Painters...professional painters at least... will usually do a 'value' study before applying color. Since any color of the same value will register as an equivalent gray in a black and white photograph, seeing color in terms of value is essential. 'Seeing' in black and white, is the ability to perceive value and understand how it will affect the image. Form, texture and the arrangement of elements are only revealed when there is adequate contrast in value to render their weight in the image as the photographer intends them to be. In a sense, a black and white photograph that works has only this fundamental structure to insure its success. The importance of value is such that Picasso is said to have declared: "If you run out of blue, use red." which is testament to the notion that color is a secondary consideration to value. What's more, the professional painter usually limits his palette to certain colors...not the "millions of colors" that film or digi devices use. Hence, there is deliberate choice on the part of the painter which the photographer is denied unless he chooses to heavily manipulate the image.
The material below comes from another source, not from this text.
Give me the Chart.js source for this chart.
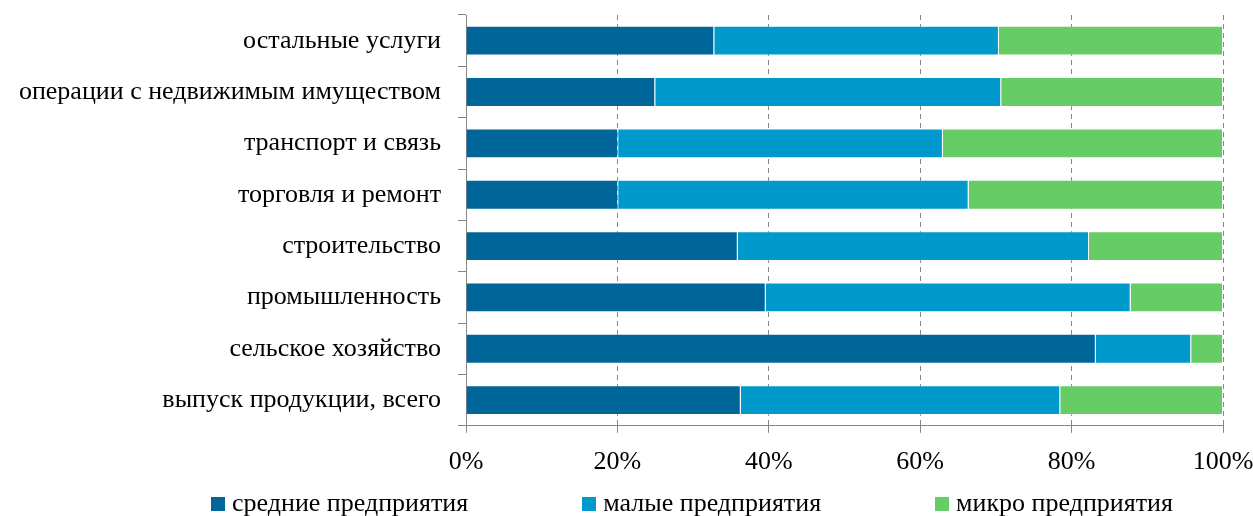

Since many don't, their work is far more limited despite the apparent paradox of having a complete array of colors rendered on their medium.
Originally Posted by Svend Videbak
So.....in my opinion, the best of black and white photographs are far more expressive than color ones because the photographer exercises, a priori, far more control of the medium. Of course, that's so all encompassing a statement that it's DOA I guess, but it's the way I feel about it.